With Sandy Berger the case is clear enough. Berger did something wrong, and the timing of the release raises a specter over the Kerry campaign and the looming Democratic convention. To question the timing there is simply to suggest that the issue was made public not to expose a wrong, but to deal a political blow. It casts doubt upon the sincerity of the revelation, though it in no way absolves Berger, though it is clearly meant to blur the focus.
Now to question the timing when the president’s pay records surface, and to preface that question by noting that it proves nothing, leads one to wonder what the point of the question might be. And ultimately its not far off from the Berger case.
While it’s true that the records prove nothing about Bush’s stint in Alabama, they in the very least do not help the DNC’s outrageous claim that Bush went AWOL (even Kerry finds this distasteful), a claim taken for granted by the pom-pom crowd who argue every foul a fair ball for the ol’ home team. (Did I take the politics-as-baseball analogy too far?)
The AWOL charge smells familiar to me.
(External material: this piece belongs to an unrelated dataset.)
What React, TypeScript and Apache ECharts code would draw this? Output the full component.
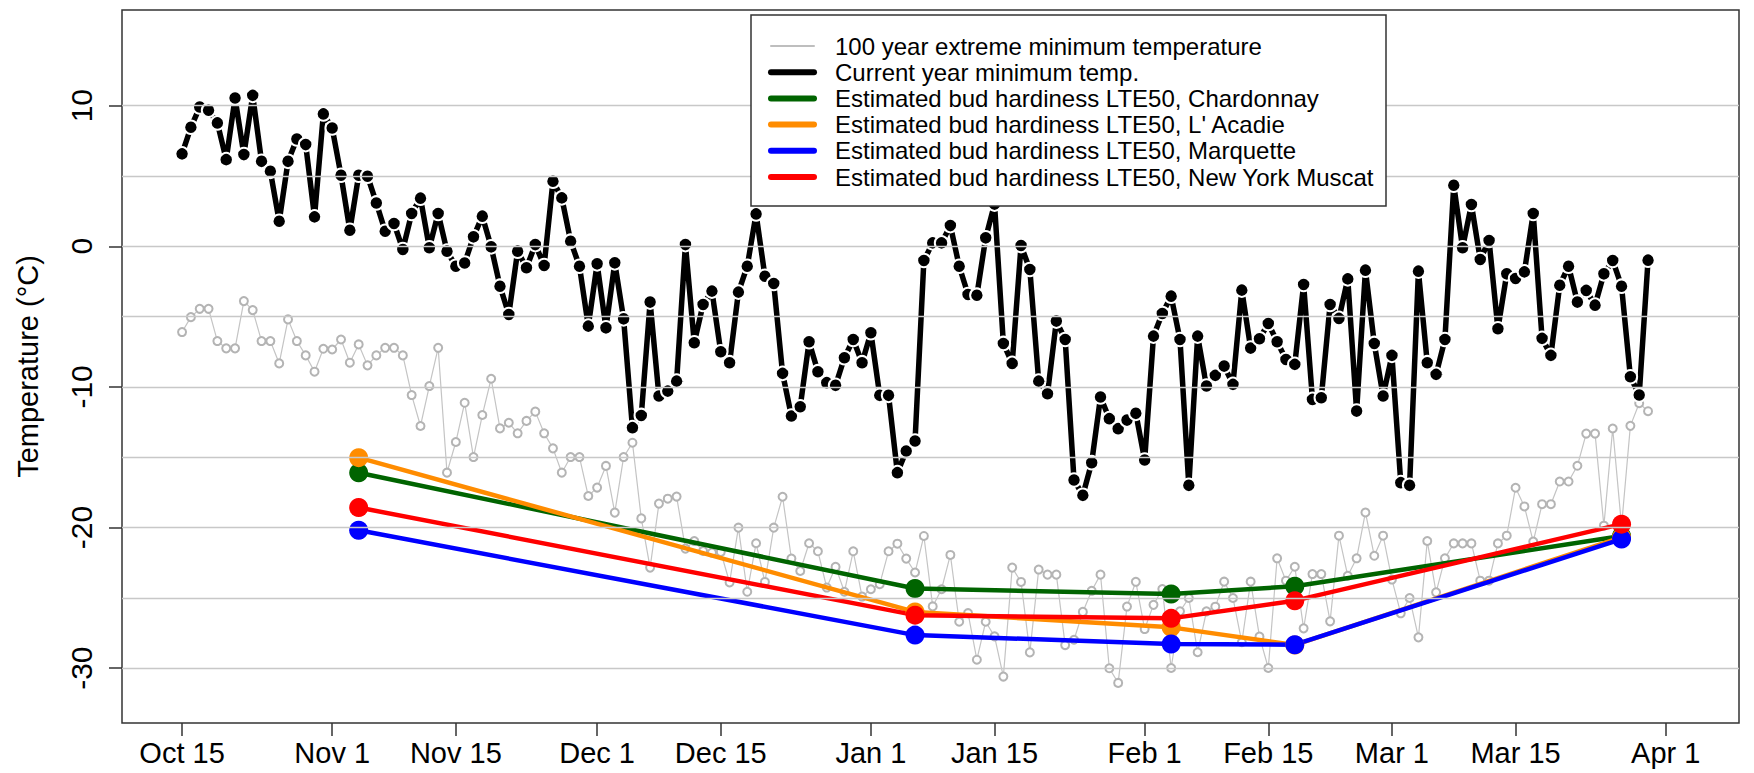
import React, { useEffect, useRef } from "react";
import * as echarts from "echarts";

// x positions are days counted from Oct 15
const tickDays = [0, 17, 31, 47, 61, 78, 92, 109, 123, 137, 151, 168];
const tickLabels = ["Oct 15", "Nov 1", "Nov 15", "Dec 1", "Dec 15", "Jan 1", "Jan 15", "Feb 1", "Feb 15", "Mar 1", "Mar 15", "Apr 1"];
const yTickValues = [-30, -20, -10, 0, 10];
const gridLevels = [-30, -25, -20, -15, -10, -5, 0, 5, 10];

// Current year minimum temperature, daily from Oct 15
const currentMin = [
  6.57, 8.46, 9.9, 9.67, 8.77, 6.16, 10.54, 6.52, 10.73, 6.04,
  5.33, 1.78, 6.04, 7.63, 7.23, 2.09, 9.41, 8.41, 5.05, 1.14,
  5.05, 4.98, 3.08, 1.07, 1.62, -0.23, 2.33, 3.42, -0.11, 2.33,
  -0.35, -1.42, -1.19, 0.67, 2.14, -0.04, -2.84, -4.85, -0.35, -1.53,
  0.12, -1.37, 4.62, 3.44, 0.36, -1.42, -5.68, -1.25, -5.8, -1.18,
  -5.16, -12.9, -12.03, -3.97, -10.65, -10.3, -9.59, 0.12, -6.86, -4.14,
  -3.19, -7.5, -8.28, -3.26, -1.42, 2.3, -2.13, -2.65, -9.04, -12.07,
  -11.41, -6.79, -8.92, -9.7, -9.89, -7.93, -6.63, -8.28, -6.15, -10.6,
  -10.6, -16.1, -14.56, -13.85, -1.01, 0.24, 0.24, 1.47, -1.42, -3.43,
  -3.48, 0.6, 3.0, -6.91, -8.33, 0.05, -1.65, -9.59, -10.49, -5.32,
  -6.63, -16.62, -17.71, -15.39, -10.72, -12.26, -12.97, -12.36, -11.88, -15.2,
  -6.39, -4.78, -3.55, -6.63, -17.0, -6.39, -9.94, -9.18, -8.52, -9.82,
  -3.12, -7.24, -6.58, -5.49, -6.79, -8.05, -8.4, -2.72, -10.89, -10.77,
  -4.14, -5.13, -2.32, -11.72, -1.7, -6.91, -10.65, -7.76, -16.81, -17.0,
  -1.77, -8.28, -9.11, -6.63, 4.34, -0.11, 2.97, -0.94, 0.41, -5.87,
  -1.96, -2.29, -1.82, 2.33, -6.55, -7.76, -2.77, -1.42, -3.97, -3.14,
  -4.19, -1.96, -1.01, -2.84, -9.28, -10.58, -0.99
];

// 100 year extreme minimum temperature, daily from Oct 15
const extremeMin = [
  -6.1, -5.04, -4.45, -4.45, -6.74, -7.26, -7.26, -3.9, -4.54, -6.74,
  -6.74, -8.33, -5.2, -6.74, -7.76, -8.92, -7.29, -7.34, -6.63, -8.28,
  -6.98, -8.47, -7.76, -7.22, -7.22, -7.76, -10.58, -12.78, -9.94, -7.22,
  -16.1, -13.92, -11.13, -14.99, -12.0, -9.42, -12.95, -12.55, -13.3, -12.42,
  -11.76, -13.3, -14.37, -16.1, -14.99, -14.99, -17.76, -17.16, -15.62, -18.94,
  -14.99, -13.97, -19.35, -22.85, -18.3, -17.95, -17.8, -21.5, -20.96, -21.67,
  -21.78, -21.74, -23.91, -20.01, -24.57, -21.12, -23.87, -20.01, -17.81, -22.21,
  -23.09, -21.12, -21.69, -24.27, -22.8, -24.57, -21.69, -24.91, -24.39, -24.03,
  -21.69, -21.15, -22.21, -23.2, -20.6, -25.61, -24.39, -21.95, -26.7, -26.09,
  -29.4, -26.7, -27.74, -30.6, -22.85, -23.87, -28.88, -22.99, -23.35, -23.35,
  -28.36, -27.98, -26.0, -24.5, -23.35, -30.01, -31.05, -25.62, -23.86, -27.22,
  -25.5, -24.37, -29.99, -25.96, -25.01, -28.87, -25.96, -25.63, -23.85, -25.01,
  -28.16, -23.85, -27.76, -29.99, -22.19, -23.78, -22.79, -27.17, -23.31, -23.31,
  -26.67, -20.58, -23.43, -22.19, -18.93, -22.01, -20.58, -23.7, -26.1, -25.01,
  -27.81, -20.96, -24.61, -22.19, -21.13, -21.13, -21.13, -23.78, -23.78, -21.13,
  -20.58, -17.17, -18.5, -21.0, -18.34, -18.34, -16.73, -16.73, -15.61, -13.32,
  -13.32, -19.87, -12.96, -19.9, -12.77, -11.16, -11.73
];

// Estimated bud hardiness LTE50 (days from Oct 15)
const lteDays = [20, 83, 112, 126, 163];
const lteChardonnay = [-16.1, -24.34, -24.73, -24.18, -20.6];
const lteLAcadie = [-15.03, -26.0, -27.1, -28.35, -20.7];
const lteMarquette = [-20.2, -27.65, -28.28, -28.33, -20.82];
const lteNewYorkMuscat = [-18.58, -26.23, -26.46, -25.2, -19.76];

const legendLabels = [
  "100 year extreme minimum temperature",
  "Current year minimum temp.",
  "Estimated bud hardiness LTE50, Chardonnay",
  "Estimated bud hardiness LTE50, L' Acadie",
  "Estimated bud hardiness LTE50, Marquette",
  "Estimated bud hardiness LTE50, New York Muscat",
];
const seriesColors = ["#bebebe", "#000000", "#006400", "#ff8c00", "#0000ff", "#ff0000"];

const FONT = "'Liberation Sans', Arial, sans-serif";

export default function App() {
  const ref = useRef<HTMLDivElement>(null);

  useEffect(() => {
    if (!ref.current) return;
    const chart = echarts.init(ref.current, null, { renderer: "svg" });

    const daily = (vals: number[]) => vals.map((v, i) => [i, v]);
    const lte = (vals: number[]) => lteDays.map((d, i) => [d, vals[i]]);

    const lteSeries = [lteChardonnay, lteLAcadie, lteMarquette, lteNewYorkMuscat].map((vals, k) => ({
      name: legendLabels[k + 2],
      type: "line",
      data: lte(vals),
      symbol: "circle",
      symbolSize: 19,
      itemStyle: { color: seriesColors[k + 2] },
      lineStyle: { color: seriesColors[k + 2], width: 4.5 },
      z: 4,
      emphasis: { disabled: true },
    }));

    const legendElements: any[] = [
      {
        type: "rect",
        z: 100,
        shape: { x: 751, y: 15, width: 635, height: 191 },
        style: { fill: "#ffffff", stroke: "#333333", lineWidth: 1.5 },
      },
    ];
    legendLabels.forEach((label, i) => {
      const y = 46 + i * 26.2;
      legendElements.push({
        type: "line",
        z: 101,
        shape: { x1: 771, y1: y, x2: 814, y2: y },
        style: { stroke: seriesColors[i], lineWidth: i === 0 ? 2 : 6, lineCap: "round" },
      });
      legendElements.push({
        type: "text",
        z: 101,
        x: 835,
        y: y,
        style: {
          text: label,
          fontSize: 24,
          fontFamily: FONT,
          fill: "#000000",
          verticalAlign: "middle",
          align: "left",
        },
      });
    });

    const option: any = {
      animation: false,
      backgroundColor: "#ffffff",
      textStyle: { fontFamily: FONT },
      grid: {
        left: 122,
        right: 15,
        top: 10,
        bottom: 50,
        show: true,
        borderColor: "#333333",
        borderWidth: 1.5,
        backgroundColor: "transparent",
        containLabel: false,
      },
      xAxis: {
        type: "value",
        position: "bottom",
        min: -6.8,
        max: 176.3,
        axisLine: { show: false, onZero: false },
        splitLine: { show: false },
        axisTick: {
          show: true,
          customValues: tickDays,
          length: 13,
          inside: false,
          lineStyle: { color: "#333333", width: 1.5 },
        },
        axisLabel: {
          customValues: tickDays,
          fontSize: 29,
          color: "#000000",
          margin: 15,
          fontFamily: FONT,
          formatter: (v: number) => {
            const idx = tickDays.indexOf(Math.round(v));
            return idx >= 0 ? tickLabels[idx] : "";
          },
        },
      },
      yAxis: {
        type: "value",
        position: "left",
        min: -33.9,
        max: 16.8,
        name: "Temperature (°C)",
        nameLocation: "middle",
        nameGap: 80,
        nameTextStyle: { fontSize: 29, color: "#000000", fontFamily: FONT },
        axisLine: { show: false, onZero: false },
        splitLine: { show: false },
        axisTick: {
          show: true,
          customValues: yTickValues,
          length: 13,
          inside: false,
          lineStyle: { color: "#333333", width: 1.5 },
        },
        axisLabel: {
          customValues: yTickValues,
          rotate: 90,
          fontSize: 30,
          color: "#000000",
          margin: 26,
          fontFamily: FONT,
          formatter: (v: number) => String(Math.round(v)),
        },
      },
      graphic: { elements: legendElements },
      series: [
        {
          name: legendLabels[0],
          type: "line",
          data: daily(extremeMin),
          symbol: "emptyCircle",
          symbolSize: 8,
          itemStyle: { color: "#b4b4b4", borderWidth: 1.2 },
          lineStyle: { color: "#c4c4c4", width: 1.2 },
          z: 2,
          emphasis: { disabled: true },
          markLine: {
            silent: true,
            symbol: ["none", "none"],
            label: { show: false },
            lineStyle: { color: "#c8c8c8", width: 1.3, type: "solid" },
            emphasis: { disabled: true },
            data: gridLevels.map((v) => ({ yAxis: v })),
          },
        },
        {
          name: legendLabels[1],
          type: "line",
          data: daily(currentMin),
          symbol: "circle",
          symbolSize: 13.5,
          itemStyle: { color: "#000000", borderColor: "#ffffff", borderWidth: 2 },
          lineStyle: { color: "#000000", width: 5.5 },
          z: 3,
          emphasis: { disabled: true },
        },
        ...lteSeries,
      ],
    };

    chart.setOption(option);
    return () => chart.dispose();
  }, []);

  return (
    <div
      ref={ref}
      style={{ position: "fixed", left: 0, top: 0, width: 1754, height: 773, background: "#ffffff" }}
    />
  );
}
Maybe that’s because I’m an old fashioned philologist who spends an inordinate amount of time weeding through senseless speculation and conjecture in modern scholarship. I’ve been called a positivist, which is supposed to be a bad thing in these days of historicism run amok, dressing up common sense in jargon and calling it a revolution. But I digress.
To claim that Bush went AWOL is empty rhetoric unless the Texas Air National Guard declared him AWOL, which it did not. Still, the claim is enough to get the faithful fired up, and the burden of proof is transferred to the accused. When nothing concrete can be produced to say, “George W. Bush did not go AWOL,” signed by a superior officer, the chorus begins an odious ode that hints us toward the tragic discovery.
But do we really demand that people disprove unfounded allegations? This is a short step from an ad hominem attack, and these kinds of fallacious red herrings are tossed out daily by leftists. A friend reminded me just yesterday about the bait set for him by a professor once in a lecture. Against the prevailing historicist tide my friend argued that Plato and Aristotle were more than products of a given time and culture, and that individual thought and universal truth is possible and can be understood from a text.
The professor’s response was that Aristotle thought women were inferior.
It’s been a long road here, but this is the crux: To question the timing, to speculate about the worst cause of an unclear event (like those who wondered whether Bush ‘went AWOL’ to avoid drug testing), and to counter a valid argument through an ad hominem attack is part and parcel of the leftist worldview.
There are no facts, no universal values, but only interpretations and possible “readings.” Rather than focus on what we know, we focus on what could be; rather than address this issue, we become distracted by that.
What more would you expect from the people who brought you the vast right wing conspiracy?